Der 1000. gefallene Soldat - »Der Himmel weint« ist mehr als ein Stück über den Krieg


07. Dezember 2018 – Im Keller der Messehalle 1 befindet sich die Kurt-Vonnegut-Gedächtniswand, die an den amerikanischen Autor des Romans »Schlachthof 5« erinnert. Vonnegut war 1945 genau in jenem Keller, als die heutige Messe noch Schlachthof war, als Kriegsgefangener untergebracht. Als er den Keller verließ, gab es Dresden nicht mehr. Die Erinnerungen daran und an den Krieg im Besonderen hat er in seinem Roman verarbeitet. Deshalb ist es kein Zufall, dass René Rothe für das Preview seiner neuen Inszenierung »Der Himmel weint« genau jenen Ort gewählt hat. Dieser Monolog dreht sich genauso um die Traumata, die der Krieg den Menschen zufügt.


In einer Wand aus großen Blöcken löst sich ganz unten ein einzelner Block, wird von hinten herausgeschoben, und hindurch windet sich Dirk Strobel. Man könnte meinen ein Untoter entstiege seinem Grab. Es ist George, der hier keine Ruhe findet. Zu sehr plagen ihn die Erinnerungen und Schuldgefühle an seinen Einsatz im Irak.
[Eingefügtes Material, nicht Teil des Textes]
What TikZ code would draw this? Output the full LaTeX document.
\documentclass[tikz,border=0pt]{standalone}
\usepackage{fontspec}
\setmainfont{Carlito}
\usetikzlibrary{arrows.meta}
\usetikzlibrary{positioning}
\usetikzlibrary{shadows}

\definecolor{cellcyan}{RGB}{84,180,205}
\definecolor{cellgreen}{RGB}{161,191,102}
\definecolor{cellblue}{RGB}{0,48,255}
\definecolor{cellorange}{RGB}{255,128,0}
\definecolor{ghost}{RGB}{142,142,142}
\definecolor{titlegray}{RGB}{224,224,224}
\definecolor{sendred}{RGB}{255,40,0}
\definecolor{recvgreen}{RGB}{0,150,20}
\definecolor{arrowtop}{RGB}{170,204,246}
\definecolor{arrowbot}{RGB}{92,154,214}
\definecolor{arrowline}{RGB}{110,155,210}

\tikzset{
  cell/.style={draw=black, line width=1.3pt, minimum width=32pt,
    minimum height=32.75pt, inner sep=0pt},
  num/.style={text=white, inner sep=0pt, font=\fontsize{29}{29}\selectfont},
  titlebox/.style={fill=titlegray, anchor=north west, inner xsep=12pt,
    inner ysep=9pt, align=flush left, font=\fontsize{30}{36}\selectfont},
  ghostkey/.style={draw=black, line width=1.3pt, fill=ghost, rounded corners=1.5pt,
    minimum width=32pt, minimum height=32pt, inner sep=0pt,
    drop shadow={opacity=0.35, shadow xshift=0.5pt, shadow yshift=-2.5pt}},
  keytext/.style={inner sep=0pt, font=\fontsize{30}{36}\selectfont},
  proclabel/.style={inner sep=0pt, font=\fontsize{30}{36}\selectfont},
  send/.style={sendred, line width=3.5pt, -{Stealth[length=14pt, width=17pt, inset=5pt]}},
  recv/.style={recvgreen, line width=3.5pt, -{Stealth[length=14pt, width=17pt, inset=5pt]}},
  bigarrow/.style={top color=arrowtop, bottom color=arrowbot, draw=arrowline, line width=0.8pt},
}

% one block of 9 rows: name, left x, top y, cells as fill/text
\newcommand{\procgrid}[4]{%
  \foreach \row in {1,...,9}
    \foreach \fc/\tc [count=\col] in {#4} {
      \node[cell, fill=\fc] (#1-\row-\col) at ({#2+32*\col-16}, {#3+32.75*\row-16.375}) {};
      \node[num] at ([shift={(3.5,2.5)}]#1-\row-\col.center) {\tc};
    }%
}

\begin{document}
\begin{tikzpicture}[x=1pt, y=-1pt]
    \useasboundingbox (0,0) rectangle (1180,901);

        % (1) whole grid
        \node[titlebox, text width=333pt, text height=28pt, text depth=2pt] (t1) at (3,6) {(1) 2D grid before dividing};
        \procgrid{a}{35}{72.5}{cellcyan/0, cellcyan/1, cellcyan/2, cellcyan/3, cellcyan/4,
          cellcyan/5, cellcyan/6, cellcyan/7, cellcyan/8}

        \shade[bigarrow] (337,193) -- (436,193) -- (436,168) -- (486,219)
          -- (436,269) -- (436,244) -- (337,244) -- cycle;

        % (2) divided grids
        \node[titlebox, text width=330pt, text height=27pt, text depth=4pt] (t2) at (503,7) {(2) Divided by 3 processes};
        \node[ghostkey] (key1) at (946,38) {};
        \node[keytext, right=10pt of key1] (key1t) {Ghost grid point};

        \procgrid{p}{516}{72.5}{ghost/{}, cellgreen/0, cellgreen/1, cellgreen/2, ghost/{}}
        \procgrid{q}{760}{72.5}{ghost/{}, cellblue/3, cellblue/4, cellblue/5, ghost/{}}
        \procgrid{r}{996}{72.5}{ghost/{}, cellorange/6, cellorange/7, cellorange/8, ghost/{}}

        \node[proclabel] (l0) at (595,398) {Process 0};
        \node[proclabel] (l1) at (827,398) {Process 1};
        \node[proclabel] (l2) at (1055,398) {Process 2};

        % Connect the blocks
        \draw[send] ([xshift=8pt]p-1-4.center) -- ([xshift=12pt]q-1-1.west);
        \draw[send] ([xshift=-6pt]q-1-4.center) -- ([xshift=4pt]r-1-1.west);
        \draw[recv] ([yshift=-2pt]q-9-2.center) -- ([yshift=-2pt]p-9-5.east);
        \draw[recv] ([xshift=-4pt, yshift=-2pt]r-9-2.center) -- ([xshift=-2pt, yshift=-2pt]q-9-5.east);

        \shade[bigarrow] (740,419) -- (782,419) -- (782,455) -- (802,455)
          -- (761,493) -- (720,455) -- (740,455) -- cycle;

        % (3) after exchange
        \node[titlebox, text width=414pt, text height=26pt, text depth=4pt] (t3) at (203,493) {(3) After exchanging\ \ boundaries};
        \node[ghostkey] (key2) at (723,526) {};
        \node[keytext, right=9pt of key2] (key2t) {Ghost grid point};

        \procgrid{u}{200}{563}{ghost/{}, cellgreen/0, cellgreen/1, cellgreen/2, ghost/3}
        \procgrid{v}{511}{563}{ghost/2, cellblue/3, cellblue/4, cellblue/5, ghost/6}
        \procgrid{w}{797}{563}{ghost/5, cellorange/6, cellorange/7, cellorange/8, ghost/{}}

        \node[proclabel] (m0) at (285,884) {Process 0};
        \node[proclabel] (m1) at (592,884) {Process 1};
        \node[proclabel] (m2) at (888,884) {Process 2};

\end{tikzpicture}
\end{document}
Er war gerade mal 21, als er sich 2005 für den Krieg im Irak freiwillig meldete. Noch vor seinem Einsatz lernt der den gerade erst 18 gewordenen Bill Taylor kennen. Dessen Mutter ringt George das Versprechen ab, ihren einzigen Sohn, ihr einziges Kind heil wieder nach Hause zu bringen. Obwohl George weiß, dass er dieses Versprechen nicht leisten kann, gibt er es doch. Am Ende wird er es tatsächlich nicht halten können. Aber bis zu Bills grausamer Tötung sterben so viele Menschen, dass der innere Tod den äußeren längst vorweg nimmt.
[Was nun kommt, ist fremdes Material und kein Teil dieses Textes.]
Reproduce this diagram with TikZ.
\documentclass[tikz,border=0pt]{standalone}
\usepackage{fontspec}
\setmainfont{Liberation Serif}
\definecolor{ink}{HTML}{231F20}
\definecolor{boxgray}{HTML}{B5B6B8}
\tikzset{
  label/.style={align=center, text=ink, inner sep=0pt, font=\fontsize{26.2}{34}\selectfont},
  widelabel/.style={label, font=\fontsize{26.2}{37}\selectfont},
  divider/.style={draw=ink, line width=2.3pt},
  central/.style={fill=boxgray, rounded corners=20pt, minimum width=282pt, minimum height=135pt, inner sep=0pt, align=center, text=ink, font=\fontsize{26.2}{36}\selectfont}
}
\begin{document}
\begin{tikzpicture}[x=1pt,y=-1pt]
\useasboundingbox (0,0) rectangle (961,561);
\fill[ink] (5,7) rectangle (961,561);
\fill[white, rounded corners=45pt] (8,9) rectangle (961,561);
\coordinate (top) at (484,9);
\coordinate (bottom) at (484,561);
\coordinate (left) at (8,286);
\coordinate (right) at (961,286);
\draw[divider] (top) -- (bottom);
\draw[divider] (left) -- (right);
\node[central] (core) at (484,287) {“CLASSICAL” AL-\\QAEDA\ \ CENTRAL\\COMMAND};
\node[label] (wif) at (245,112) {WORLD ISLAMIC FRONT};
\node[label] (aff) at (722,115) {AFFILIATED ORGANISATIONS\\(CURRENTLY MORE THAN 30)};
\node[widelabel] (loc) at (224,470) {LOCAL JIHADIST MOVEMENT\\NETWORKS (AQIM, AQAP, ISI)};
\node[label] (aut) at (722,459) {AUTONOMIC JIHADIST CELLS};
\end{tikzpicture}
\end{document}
»Der Krieg hat sich genommen, was er konnte.« Dirk Strobels Stimme, der mal den George gibt, mal Bill, aber auch den eiskalten Sgt. Connor, bekommt in der der beeindruckenden Akustik der weitläufigen Keller die nötige Mahnung. Der Versuch, in der Aufarbeitung der Erinnerungen das Unerklärliche zu erklären, muss erfolglos bleiben. In Mossul gibt es keinen Ort mit Empfindung, kein Mitgefühl. Es gibt nur die Banalität des Tötens und die Banalität des Sterbens. Die Welt erscheint so dünn wie ein Blatt Papier.


George überlebt den Einsatz, fühlt sich selbst allerdings nur noch als Überrest. Grotesk erscheinen ihm nach seiner Rückkehr in die Heimat die Bezeugungen der Dankbarkeit durch die Bevölkerung. Ihm ist außer Wodka und Tiefkühlpizza nur das Grauen im Kopf und die übermenschlich wiegende Last der eigenen Schuldgefühle geblieben. George reißt die Mauer hinter ihm aber nicht nur ein. Er baut sie schlussendlich auch wieder auf. Eine entscheidende Rolle spielt dabei auch Bills Mutter.

Rico Stehfest / Fotos: Eric Jacob

»Der Himmel weint« wird voraussichtlich im kommenden Jahr erneut in der Messe zu sehen sein. Geplant sind dann auch Vorstellungen für Schulklassen. Genauere Informationen wird es unter www.ensemble-lavie.de geben.